== What this task involves ==
Which lines in the material below contain the word "standalone"? Copy each of them.

--- START Available data ---

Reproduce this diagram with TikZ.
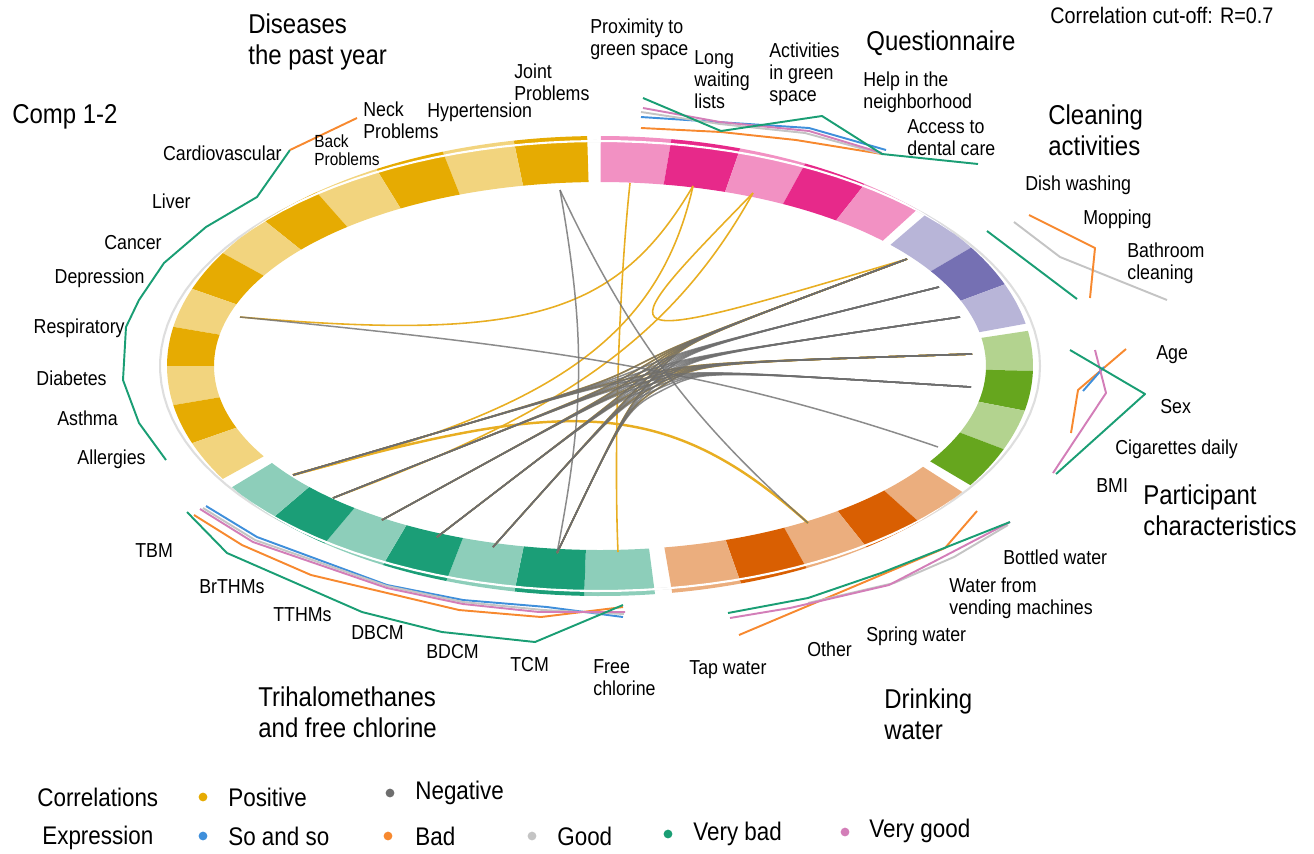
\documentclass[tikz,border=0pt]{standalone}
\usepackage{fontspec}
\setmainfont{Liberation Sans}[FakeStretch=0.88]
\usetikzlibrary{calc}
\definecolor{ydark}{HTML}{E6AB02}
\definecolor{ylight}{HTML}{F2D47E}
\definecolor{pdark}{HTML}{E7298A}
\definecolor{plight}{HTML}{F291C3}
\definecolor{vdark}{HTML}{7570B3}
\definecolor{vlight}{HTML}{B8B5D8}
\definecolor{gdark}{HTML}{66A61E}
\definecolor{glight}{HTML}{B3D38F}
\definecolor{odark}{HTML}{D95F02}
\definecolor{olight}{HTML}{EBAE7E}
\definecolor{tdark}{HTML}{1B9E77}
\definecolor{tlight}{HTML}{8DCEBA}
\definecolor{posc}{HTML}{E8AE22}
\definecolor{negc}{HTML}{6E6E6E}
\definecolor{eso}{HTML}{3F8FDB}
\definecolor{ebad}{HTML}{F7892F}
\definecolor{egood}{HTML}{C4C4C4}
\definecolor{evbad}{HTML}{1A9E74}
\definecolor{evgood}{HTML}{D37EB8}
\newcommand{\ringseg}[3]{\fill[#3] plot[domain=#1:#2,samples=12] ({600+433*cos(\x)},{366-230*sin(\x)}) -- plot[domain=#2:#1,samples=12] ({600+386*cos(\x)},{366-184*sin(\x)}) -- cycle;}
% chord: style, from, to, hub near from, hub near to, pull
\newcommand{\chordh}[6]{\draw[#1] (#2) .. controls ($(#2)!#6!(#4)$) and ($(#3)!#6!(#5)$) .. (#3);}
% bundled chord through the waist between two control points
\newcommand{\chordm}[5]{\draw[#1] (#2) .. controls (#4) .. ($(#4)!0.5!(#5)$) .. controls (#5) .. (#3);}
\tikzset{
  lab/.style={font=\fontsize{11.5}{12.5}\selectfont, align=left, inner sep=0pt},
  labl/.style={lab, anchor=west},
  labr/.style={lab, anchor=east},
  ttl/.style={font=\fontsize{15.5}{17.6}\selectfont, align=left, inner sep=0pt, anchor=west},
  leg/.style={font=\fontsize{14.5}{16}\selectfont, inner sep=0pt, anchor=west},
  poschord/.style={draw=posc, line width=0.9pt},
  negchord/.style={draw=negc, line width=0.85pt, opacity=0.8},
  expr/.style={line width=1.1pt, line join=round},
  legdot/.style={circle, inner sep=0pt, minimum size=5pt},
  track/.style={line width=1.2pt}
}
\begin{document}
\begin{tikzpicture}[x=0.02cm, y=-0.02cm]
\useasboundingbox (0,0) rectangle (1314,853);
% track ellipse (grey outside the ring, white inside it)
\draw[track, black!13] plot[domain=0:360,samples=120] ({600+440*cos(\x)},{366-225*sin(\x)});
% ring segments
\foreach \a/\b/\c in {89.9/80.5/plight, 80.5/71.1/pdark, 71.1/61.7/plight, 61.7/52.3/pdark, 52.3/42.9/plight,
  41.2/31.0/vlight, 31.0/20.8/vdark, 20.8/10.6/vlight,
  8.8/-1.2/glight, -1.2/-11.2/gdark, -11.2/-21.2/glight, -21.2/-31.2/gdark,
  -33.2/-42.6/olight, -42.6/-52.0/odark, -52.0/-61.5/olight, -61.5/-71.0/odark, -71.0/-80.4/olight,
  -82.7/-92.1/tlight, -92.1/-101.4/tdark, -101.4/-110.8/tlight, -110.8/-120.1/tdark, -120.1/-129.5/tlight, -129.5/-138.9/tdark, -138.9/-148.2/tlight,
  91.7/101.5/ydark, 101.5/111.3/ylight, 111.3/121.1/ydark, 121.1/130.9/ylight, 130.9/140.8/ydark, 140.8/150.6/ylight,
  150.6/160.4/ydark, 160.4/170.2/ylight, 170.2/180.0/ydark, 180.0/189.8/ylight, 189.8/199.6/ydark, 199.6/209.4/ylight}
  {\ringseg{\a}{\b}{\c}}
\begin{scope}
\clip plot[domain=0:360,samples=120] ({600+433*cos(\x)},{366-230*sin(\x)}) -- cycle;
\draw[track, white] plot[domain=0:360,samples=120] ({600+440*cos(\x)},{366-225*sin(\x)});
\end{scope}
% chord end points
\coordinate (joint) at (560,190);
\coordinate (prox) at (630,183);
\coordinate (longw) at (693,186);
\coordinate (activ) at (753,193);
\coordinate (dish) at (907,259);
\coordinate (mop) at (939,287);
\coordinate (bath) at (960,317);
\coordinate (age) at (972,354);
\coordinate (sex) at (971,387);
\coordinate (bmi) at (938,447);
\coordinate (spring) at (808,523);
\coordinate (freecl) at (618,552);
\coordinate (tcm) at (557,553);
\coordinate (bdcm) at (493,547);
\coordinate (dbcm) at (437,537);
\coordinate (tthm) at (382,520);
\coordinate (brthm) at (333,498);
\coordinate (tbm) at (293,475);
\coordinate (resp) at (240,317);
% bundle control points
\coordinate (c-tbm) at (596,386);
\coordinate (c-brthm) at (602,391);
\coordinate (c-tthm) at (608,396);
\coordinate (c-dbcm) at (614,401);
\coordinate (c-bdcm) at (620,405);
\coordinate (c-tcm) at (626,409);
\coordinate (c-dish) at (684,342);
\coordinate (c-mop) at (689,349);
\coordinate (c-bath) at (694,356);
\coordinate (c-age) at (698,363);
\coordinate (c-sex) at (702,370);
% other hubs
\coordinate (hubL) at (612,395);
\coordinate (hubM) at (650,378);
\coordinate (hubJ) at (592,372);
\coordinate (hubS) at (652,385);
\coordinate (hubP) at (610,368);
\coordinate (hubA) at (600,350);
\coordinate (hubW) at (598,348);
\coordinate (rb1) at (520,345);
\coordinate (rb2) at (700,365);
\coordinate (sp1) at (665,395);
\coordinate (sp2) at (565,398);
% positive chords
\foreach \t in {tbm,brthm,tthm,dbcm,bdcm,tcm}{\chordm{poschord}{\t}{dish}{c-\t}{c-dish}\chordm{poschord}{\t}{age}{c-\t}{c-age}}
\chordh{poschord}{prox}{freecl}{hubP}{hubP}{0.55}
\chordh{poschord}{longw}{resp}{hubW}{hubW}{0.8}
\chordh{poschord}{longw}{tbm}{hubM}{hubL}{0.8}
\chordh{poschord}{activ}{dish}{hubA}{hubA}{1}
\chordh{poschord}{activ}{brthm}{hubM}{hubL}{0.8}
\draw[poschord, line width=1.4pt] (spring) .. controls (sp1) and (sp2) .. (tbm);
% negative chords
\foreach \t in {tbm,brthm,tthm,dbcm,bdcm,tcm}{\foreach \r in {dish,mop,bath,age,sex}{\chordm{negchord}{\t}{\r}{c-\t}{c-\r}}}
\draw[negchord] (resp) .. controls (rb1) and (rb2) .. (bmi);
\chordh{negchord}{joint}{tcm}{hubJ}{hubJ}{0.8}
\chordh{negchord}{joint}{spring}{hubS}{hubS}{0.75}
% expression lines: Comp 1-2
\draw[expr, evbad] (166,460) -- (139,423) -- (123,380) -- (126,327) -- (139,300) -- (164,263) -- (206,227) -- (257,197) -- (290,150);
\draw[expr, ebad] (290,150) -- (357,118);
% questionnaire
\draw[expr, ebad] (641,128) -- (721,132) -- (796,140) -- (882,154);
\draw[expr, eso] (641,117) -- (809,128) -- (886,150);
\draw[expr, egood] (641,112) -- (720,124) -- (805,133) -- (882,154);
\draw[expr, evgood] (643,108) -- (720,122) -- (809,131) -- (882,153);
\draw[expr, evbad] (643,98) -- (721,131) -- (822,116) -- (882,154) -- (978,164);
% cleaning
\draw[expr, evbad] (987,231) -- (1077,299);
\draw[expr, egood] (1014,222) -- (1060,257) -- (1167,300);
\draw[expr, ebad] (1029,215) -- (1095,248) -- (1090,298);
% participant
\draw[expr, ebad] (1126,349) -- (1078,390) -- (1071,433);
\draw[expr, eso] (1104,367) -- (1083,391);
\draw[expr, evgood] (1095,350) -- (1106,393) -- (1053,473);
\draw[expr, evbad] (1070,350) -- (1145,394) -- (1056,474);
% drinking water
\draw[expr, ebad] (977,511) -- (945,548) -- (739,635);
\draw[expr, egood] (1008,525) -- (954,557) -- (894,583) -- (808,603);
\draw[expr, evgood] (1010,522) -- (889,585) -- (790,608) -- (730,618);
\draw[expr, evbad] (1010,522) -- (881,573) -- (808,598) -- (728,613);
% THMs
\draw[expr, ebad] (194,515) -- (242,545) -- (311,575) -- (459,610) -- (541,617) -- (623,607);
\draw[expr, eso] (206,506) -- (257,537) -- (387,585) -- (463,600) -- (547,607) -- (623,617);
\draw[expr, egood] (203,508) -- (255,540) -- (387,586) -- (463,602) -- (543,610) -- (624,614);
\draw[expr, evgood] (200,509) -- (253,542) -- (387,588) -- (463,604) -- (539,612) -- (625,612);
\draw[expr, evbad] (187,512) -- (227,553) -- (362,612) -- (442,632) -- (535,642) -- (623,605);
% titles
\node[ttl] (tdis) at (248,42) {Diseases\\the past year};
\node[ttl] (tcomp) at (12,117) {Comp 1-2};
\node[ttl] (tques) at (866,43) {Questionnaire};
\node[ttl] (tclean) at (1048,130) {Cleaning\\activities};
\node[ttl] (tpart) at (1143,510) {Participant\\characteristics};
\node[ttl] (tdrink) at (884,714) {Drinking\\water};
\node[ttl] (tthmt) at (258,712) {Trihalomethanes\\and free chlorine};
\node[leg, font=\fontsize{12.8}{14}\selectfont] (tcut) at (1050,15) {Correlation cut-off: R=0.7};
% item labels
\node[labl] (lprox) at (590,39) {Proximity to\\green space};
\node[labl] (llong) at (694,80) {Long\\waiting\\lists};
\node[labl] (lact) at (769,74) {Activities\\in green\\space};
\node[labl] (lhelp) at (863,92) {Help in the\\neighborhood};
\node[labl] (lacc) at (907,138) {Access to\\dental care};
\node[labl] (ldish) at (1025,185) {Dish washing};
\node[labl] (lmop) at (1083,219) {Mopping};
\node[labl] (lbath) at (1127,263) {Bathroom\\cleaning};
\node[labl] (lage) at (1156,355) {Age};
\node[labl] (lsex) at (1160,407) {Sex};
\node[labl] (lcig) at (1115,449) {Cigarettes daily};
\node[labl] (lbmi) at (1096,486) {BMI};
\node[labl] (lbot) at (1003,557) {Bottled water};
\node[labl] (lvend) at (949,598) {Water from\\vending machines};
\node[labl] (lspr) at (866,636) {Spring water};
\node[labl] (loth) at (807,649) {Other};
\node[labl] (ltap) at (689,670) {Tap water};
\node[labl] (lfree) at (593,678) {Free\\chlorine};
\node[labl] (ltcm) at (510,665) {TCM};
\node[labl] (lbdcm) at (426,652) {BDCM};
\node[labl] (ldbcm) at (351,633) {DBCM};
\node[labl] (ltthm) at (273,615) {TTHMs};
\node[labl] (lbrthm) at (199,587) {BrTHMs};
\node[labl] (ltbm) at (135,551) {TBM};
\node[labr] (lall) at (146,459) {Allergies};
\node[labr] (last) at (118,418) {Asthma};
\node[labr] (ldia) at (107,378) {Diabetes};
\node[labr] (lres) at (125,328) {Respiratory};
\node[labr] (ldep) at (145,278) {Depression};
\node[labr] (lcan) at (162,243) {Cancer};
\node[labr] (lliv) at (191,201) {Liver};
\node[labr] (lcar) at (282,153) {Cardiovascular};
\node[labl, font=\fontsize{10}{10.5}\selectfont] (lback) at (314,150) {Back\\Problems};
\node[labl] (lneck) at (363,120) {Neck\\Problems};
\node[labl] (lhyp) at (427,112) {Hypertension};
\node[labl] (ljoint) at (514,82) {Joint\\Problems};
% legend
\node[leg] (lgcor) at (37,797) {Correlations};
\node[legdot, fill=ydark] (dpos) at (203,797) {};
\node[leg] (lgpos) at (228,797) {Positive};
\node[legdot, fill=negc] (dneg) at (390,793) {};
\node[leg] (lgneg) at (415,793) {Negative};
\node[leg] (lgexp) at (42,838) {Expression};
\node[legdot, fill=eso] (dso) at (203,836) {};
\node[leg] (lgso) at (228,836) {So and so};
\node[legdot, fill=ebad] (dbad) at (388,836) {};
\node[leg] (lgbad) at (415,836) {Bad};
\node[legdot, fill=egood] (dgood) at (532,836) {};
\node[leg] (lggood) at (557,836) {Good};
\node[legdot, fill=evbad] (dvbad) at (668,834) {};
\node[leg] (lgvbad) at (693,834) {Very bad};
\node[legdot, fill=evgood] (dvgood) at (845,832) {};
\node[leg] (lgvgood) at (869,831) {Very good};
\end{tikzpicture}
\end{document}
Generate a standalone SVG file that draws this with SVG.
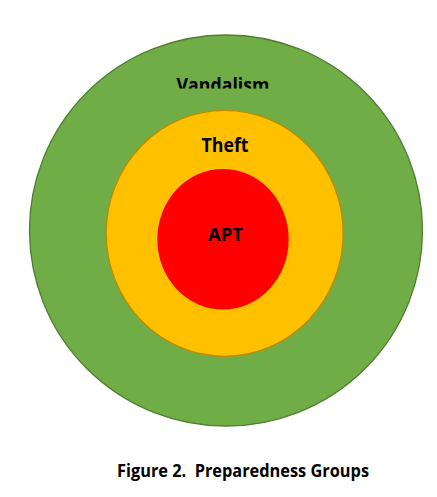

--- END Available data ---

== Task response ==
\documentclass[tikz,border=0pt]{standalone}
Generate a standalone SVG file that draws this with SVG.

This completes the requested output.